Objective:
Omit all images, then return the remaining material exactly as it stands.

Rows from a dataset of charts and code:
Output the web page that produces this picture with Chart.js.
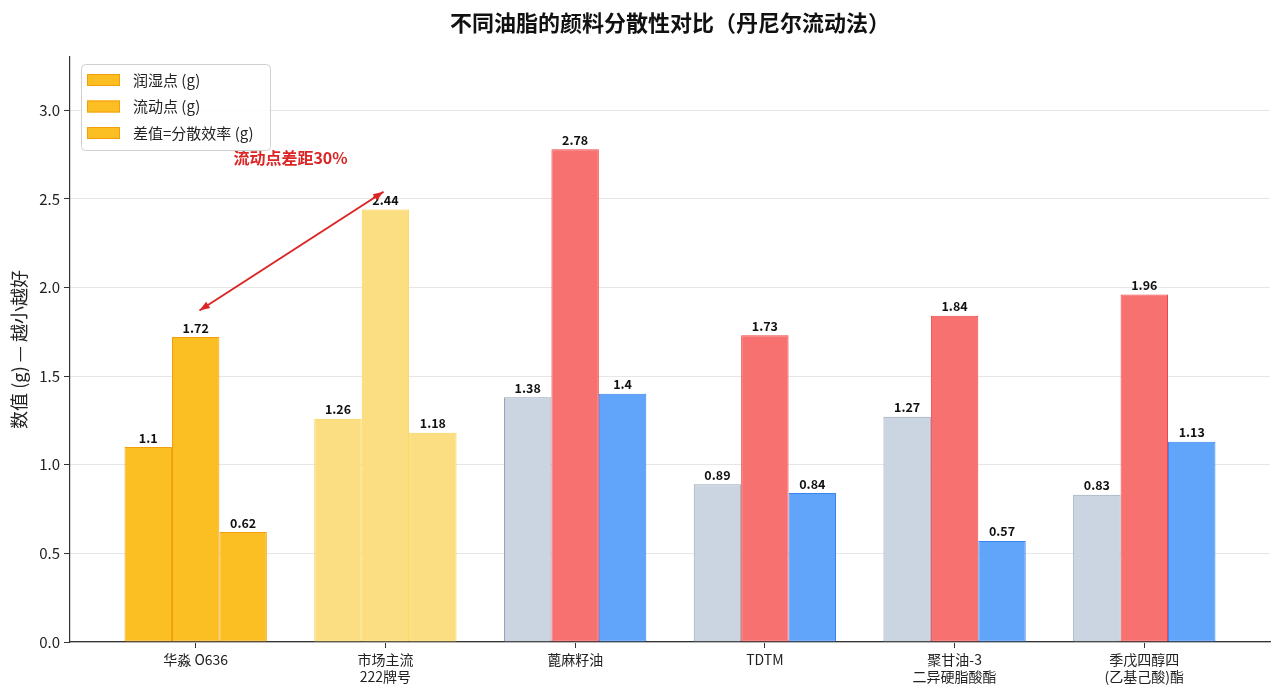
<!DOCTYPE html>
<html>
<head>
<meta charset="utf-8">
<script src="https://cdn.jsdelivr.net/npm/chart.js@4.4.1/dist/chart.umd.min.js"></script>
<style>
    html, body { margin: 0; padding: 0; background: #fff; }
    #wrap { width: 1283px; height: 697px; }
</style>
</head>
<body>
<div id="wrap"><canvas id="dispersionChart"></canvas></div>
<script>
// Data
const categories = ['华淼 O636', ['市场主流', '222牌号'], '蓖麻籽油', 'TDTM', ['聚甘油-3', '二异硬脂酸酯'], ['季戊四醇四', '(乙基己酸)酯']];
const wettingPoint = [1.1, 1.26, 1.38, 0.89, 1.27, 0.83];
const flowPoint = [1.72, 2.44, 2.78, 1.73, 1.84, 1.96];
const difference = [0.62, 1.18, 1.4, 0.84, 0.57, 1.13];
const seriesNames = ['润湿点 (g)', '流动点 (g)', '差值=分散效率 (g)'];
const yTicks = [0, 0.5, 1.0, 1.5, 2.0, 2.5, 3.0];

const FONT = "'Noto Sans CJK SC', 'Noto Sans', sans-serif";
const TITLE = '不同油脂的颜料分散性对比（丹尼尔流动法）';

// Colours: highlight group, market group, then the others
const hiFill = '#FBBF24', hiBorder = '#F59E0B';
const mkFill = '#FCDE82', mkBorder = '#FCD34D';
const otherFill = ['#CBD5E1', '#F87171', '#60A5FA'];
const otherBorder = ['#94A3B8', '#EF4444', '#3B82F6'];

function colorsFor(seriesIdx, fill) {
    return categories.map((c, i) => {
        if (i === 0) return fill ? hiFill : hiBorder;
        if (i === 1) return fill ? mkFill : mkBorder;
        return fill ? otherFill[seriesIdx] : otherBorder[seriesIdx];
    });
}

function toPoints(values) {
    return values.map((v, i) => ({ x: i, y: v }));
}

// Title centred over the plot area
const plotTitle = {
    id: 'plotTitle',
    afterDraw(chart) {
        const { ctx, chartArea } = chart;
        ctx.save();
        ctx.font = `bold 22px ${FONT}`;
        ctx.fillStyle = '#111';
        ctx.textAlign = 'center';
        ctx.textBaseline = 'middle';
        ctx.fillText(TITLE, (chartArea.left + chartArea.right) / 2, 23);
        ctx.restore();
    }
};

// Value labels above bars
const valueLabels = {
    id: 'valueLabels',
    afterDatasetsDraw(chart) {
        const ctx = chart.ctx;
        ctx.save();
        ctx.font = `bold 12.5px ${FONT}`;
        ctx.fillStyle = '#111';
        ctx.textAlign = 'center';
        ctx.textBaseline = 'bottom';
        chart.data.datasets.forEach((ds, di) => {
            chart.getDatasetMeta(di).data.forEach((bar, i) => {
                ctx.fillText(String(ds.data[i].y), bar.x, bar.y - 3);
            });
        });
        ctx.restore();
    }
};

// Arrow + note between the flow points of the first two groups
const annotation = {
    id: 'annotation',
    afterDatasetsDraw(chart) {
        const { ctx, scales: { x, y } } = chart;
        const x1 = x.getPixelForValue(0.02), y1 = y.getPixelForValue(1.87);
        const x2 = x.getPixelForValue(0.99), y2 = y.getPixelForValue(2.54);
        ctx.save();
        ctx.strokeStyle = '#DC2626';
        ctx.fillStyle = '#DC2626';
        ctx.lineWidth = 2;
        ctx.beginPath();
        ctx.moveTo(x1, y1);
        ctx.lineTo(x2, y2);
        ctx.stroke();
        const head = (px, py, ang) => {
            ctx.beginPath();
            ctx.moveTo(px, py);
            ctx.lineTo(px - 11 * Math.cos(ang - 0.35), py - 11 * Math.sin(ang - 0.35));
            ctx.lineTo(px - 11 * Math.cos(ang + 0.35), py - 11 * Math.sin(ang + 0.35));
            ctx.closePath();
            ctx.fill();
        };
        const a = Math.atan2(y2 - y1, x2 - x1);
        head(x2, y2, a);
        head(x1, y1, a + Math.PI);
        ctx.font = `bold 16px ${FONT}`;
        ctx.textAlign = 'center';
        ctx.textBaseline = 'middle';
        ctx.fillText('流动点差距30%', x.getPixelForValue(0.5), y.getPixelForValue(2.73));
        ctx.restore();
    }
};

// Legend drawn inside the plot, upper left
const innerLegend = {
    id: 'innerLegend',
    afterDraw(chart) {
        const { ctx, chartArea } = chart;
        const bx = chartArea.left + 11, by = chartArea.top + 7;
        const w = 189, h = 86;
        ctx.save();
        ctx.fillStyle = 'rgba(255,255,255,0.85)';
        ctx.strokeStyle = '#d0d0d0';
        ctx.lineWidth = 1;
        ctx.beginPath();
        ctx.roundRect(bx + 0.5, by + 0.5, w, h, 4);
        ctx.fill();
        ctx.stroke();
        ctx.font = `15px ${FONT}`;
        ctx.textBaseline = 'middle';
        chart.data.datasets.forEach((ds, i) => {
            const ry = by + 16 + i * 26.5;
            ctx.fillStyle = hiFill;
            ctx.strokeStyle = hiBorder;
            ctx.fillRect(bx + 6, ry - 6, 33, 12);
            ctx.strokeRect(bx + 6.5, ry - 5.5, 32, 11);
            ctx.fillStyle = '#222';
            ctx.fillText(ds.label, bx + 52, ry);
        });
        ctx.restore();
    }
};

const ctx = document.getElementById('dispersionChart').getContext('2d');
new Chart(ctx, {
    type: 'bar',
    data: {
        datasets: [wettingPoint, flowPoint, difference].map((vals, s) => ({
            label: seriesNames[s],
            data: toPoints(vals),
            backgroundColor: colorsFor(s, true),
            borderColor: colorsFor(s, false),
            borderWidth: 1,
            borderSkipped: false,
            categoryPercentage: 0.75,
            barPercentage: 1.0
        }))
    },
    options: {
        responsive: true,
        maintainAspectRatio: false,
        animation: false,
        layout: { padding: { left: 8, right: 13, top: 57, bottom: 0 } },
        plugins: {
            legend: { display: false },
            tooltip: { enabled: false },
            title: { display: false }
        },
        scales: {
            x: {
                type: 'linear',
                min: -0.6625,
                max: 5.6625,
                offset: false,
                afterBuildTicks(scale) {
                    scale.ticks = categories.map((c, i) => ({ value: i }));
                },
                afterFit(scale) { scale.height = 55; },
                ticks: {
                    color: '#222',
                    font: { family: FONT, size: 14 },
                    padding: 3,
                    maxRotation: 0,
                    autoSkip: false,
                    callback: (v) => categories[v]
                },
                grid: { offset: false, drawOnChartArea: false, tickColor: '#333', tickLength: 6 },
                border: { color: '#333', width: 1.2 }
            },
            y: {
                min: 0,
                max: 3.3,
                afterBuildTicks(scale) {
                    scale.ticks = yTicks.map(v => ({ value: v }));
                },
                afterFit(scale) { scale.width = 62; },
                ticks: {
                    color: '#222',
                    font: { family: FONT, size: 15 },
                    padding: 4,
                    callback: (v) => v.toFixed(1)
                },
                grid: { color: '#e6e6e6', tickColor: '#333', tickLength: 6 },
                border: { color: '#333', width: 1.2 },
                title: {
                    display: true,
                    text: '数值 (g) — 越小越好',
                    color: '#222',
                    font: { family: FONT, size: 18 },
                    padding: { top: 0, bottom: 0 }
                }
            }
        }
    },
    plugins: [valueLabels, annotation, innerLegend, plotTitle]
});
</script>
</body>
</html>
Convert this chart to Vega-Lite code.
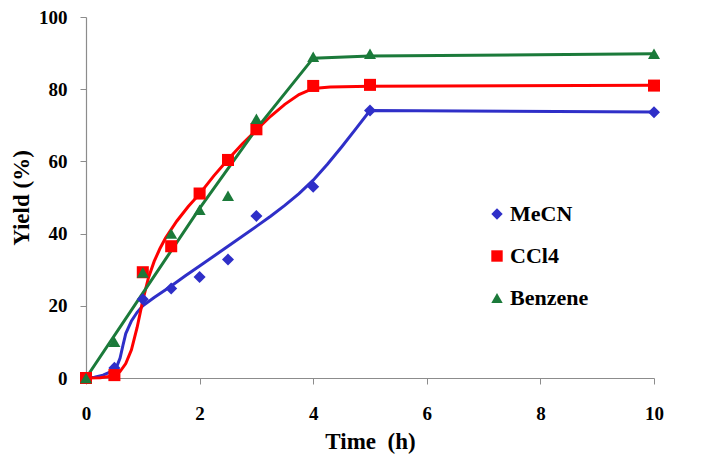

Final result:
Output the web page that produces this picture with Chart.js.
<!DOCTYPE html>
<html>
<head>
<meta charset="utf-8">
<script src="https://cdn.jsdelivr.net/npm/chart.js@4.4.1/dist/chart.umd.min.js"></script>
<style>
    html, body { margin: 0; padding: 0; background: #fff; }
    #wrap { width: 1283px; height: 697px; }
</style>
</head>
<body>
<div id="wrap"><canvas id="dispersionChart"></canvas></div>
<script>
// Data
const categories = ['华淼 O636', ['市场主流', '222牌号'], '蓖麻籽油', 'TDTM', ['聚甘油-3', '二异硬脂酸酯'], ['季戊四醇四', '(乙基己酸)酯']];
const wettingPoint = [1.1, 1.26, 1.38, 0.89, 1.27, 0.83];
const flowPoint = [1.72, 2.44, 2.78, 1.73, 1.84, 1.96];
const difference = [0.62, 1.18, 1.4, 0.84, 0.57, 1.13];
const seriesNames = ['润湿点 (g)', '流动点 (g)', '差值=分散效率 (g)'];
const yTicks = [0, 0.5, 1.0, 1.5, 2.0, 2.5, 3.0];

const FONT = "'Noto Sans CJK SC', 'Noto Sans', sans-serif";
const TITLE = '不同油脂的颜料分散性对比（丹尼尔流动法）';

// Colours: highlight group, market group, then the others
const hiFill = '#FBBF24', hiBorder = '#F59E0B';
const mkFill = '#FCDE82', mkBorder = '#FCD34D';
const otherFill = ['#CBD5E1', '#F87171', '#60A5FA'];
const otherBorder = ['#94A3B8', '#EF4444', '#3B82F6'];

function colorsFor(seriesIdx, fill) {
    return categories.map((c, i) => {
        if (i === 0) return fill ? hiFill : hiBorder;
        if (i === 1) return fill ? mkFill : mkBorder;
        return fill ? otherFill[seriesIdx] : otherBorder[seriesIdx];
    });
}

function toPoints(values) {
    return values.map((v, i) => ({ x: i, y: v }));
}

// Title centred over the plot area
const plotTitle = {
    id: 'plotTitle',
    afterDraw(chart) {
        const { ctx, chartArea } = chart;
        ctx.save();
        ctx.font = `bold 22px ${FONT}`;
        ctx.fillStyle = '#111';
        ctx.textAlign = 'center';
        ctx.textBaseline = 'middle';
        ctx.fillText(TITLE, (chartArea.left + chartArea.right) / 2, 23);
        ctx.restore();
    }
};

// Value labels above bars
const valueLabels = {
    id: 'valueLabels',
    afterDatasetsDraw(chart) {
        const ctx = chart.ctx;
        ctx.save();
        ctx.font = `bold 12.5px ${FONT}`;
        ctx.fillStyle = '#111';
        ctx.textAlign = 'center';
        ctx.textBaseline = 'bottom';
        chart.data.datasets.forEach((ds, di) => {
            chart.getDatasetMeta(di).data.forEach((bar, i) => {
                ctx.fillText(String(ds.data[i].y), bar.x, bar.y - 3);
            });
        });
        ctx.restore();
    }
};

// Arrow + note between the flow points of the first two groups
const annotation = {
    id: 'annotation',
    afterDatasetsDraw(chart) {
        const { ctx, scales: { x, y } } = chart;
        const x1 = x.getPixelForValue(0.02), y1 = y.getPixelForValue(1.87);
        const x2 = x.getPixelForValue(0.99), y2 = y.getPixelForValue(2.54);
        ctx.save();
        ctx.strokeStyle = '#DC2626';
        ctx.fillStyle = '#DC2626';
        ctx.lineWidth = 2;
        ctx.beginPath();
        ctx.moveTo(x1, y1);
        ctx.lineTo(x2, y2);
        ctx.stroke();
        const head = (px, py, ang) => {
            ctx.beginPath();
            ctx.moveTo(px, py);
            ctx.lineTo(px - 11 * Math.cos(ang - 0.35), py - 11 * Math.sin(ang - 0.35));
            ctx.lineTo(px - 11 * Math.cos(ang + 0.35), py - 11 * Math.sin(ang + 0.35));
            ctx.closePath();
            ctx.fill();
        };
        const a = Math.atan2(y2 - y1, x2 - x1);
        head(x2, y2, a);
        head(x1, y1, a + Math.PI);
        ctx.font = `bold 16px ${FONT}`;
        ctx.textAlign = 'center';
        ctx.textBaseline = 'middle';
        ctx.fillText('流动点差距30%', x.getPixelForValue(0.5), y.getPixelForValue(2.73));
        ctx.restore();
    }
};

// Legend drawn inside the plot, upper left
const innerLegend = {
    id: 'innerLegend',
    afterDraw(chart) {
        const { ctx, chartArea } = chart;
        const bx = chartArea.left + 11, by = chartArea.top + 7;
        const w = 189, h = 86;
        ctx.save();
        ctx.fillStyle = 'rgba(255,255,255,0.85)';
        ctx.strokeStyle = '#d0d0d0';
        ctx.lineWidth = 1;
        ctx.beginPath();
        ctx.roundRect(bx + 0.5, by + 0.5, w, h, 4);
        ctx.fill();
        ctx.stroke();
        ctx.font = `15px ${FONT}`;
        ctx.textBaseline = 'middle';
        chart.data.datasets.forEach((ds, i) => {
            const ry = by + 16 + i * 26.5;
            ctx.fillStyle = hiFill;
            ctx.strokeStyle = hiBorder;
            ctx.fillRect(bx + 6, ry - 6, 33, 12);
            ctx.strokeRect(bx + 6.5, ry - 5.5, 32, 11);
            ctx.fillStyle = '#222';
            ctx.fillText(ds.label, bx + 52, ry);
        });
        ctx.restore();
    }
};

const ctx = document.getElementById('dispersionChart').getContext('2d');
new Chart(ctx, {
    type: 'bar',
    data: {
        datasets: [wettingPoint, flowPoint, difference].map((vals, s) => ({
            label: seriesNames[s],
            data: toPoints(vals),
            backgroundColor: colorsFor(s, true),
            borderColor: colorsFor(s, false),
            borderWidth: 1,
            borderSkipped: false,
            categoryPercentage: 0.75,
            barPercentage: 1.0
        }))
    },
    options: {
        responsive: true,
        maintainAspectRatio: false,
        animation: false,
        layout: { padding: { left: 8, right: 13, top: 57, bottom: 0 } },
        plugins: {
            legend: { display: false },
            tooltip: { enabled: false },
            title: { display: false }
        },
        scales: {
            x: {
                type: 'linear',
                min: -0.6625,
                max: 5.6625,
                offset: false,
                afterBuildTicks(scale) {
                    scale.ticks = categories.map((c, i) => ({ value: i }));
                },
                afterFit(scale) { scale.height = 55; },
                ticks: {
                    color: '#222',
                    font: { family: FONT, size: 14 },
                    padding: 3,
                    maxRotation: 0,
                    autoSkip: false,
                    callback: (v) => categories[v]
                },
                grid: { offset: false, drawOnChartArea: false, tickColor: '#333', tickLength: 6 },
                border: { color: '#333', width: 1.2 }
            },
            y: {
                min: 0,
                max: 3.3,
                afterBuildTicks(scale) {
                    scale.ticks = yTicks.map(v => ({ value: v }));
                },
                afterFit(scale) { scale.width = 62; },
                ticks: {
                    color: '#222',
                    font: { family: FONT, size: 15 },
                    padding: 4,
                    callback: (v) => v.toFixed(1)
                },
                grid: { color: '#e6e6e6', tickColor: '#333', tickLength: 6 },
                border: { color: '#333', width: 1.2 },
                title: {
                    display: true,
                    text: '数值 (g) — 越小越好',
                    color: '#222',
                    font: { family: FONT, size: 18 },
                    padding: { top: 0, bottom: 0 }
                }
            }
        }
    },
    plugins: [valueLabels, annotation, innerLegend, plotTitle]
});
</script>
</body>
</html>
Convert this chart to Vega-Lite code.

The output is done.